For while we know—know well—that nothing can compare to the scope and systematic nature of the Holocaust, it is impossible to hear the terrifying testimonies from the inferno of October 7, or to see the images of the hostages—from the death pits of Gaza—and not be shaken by the echoes of that historic catastrophe.

The voice of our brothers’ blood cries to us from the ground. We must bring them home—urgently.

And not only the imprint of horror past and present will be before me, but also the deep hope and faith we inherited from you—our beloved survivors, our heroes of rebirth. Hope and faith woven into one word: Hallelujah.

Hallelujah, like Yosef’s great triumph with the prayer shawl. Hallelujah, like Tommy’s great triumph—with his granddaughter officer—on the deck of the “INS Victory.” Hallelujah, like the triumph of the eternal people, who find light even in the deepest darkness.

At this most sacred moment I say, without hesitation: If we were able to rise from the darkest abyss in human history—we will always succeed. Always. I know—the journey will not be easy. But it will happen. There is only one condition. One alone: we must do it together.

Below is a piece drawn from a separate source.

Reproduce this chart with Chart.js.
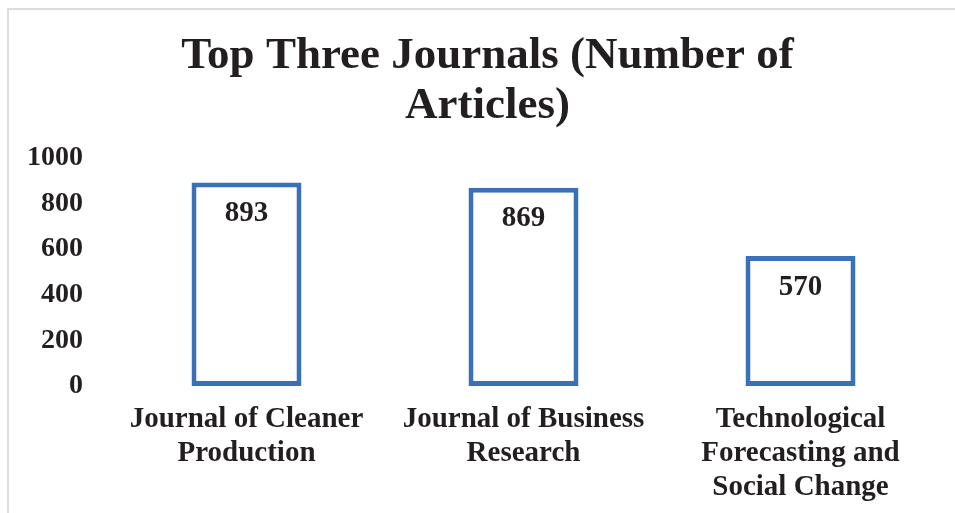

We are living through days of fierce and painful division. And the overwhelming majority of our people cry out with all their might: Enough! Enough with the polarization. Enough with the hatred. History will not forgive those who act irresponsibly and tear us apart from within. History will not forgive those who weaken the foundations of our wonderful country—beloved, unique, Jewish and democratic—born from the ashes of the terrible Holocaust.

Our shared rebuilding, after this great fracture, is a tremendous and historic mission—not upon one person, or one community, or one camp—but upon all of us: as a nation, as a society, as individuals.

And so I say to you—to the people of Israel and to our brothers and sisters in the Diaspora: We shall overcome, again. We will face every challenge and every enemy. Together. And we will prove, again and again: “the Eternity of Israel holds true”.

May the memory of the millions who perished in the Holocaust be blessed—and safeguarded in the heart of our people, from generation to generation.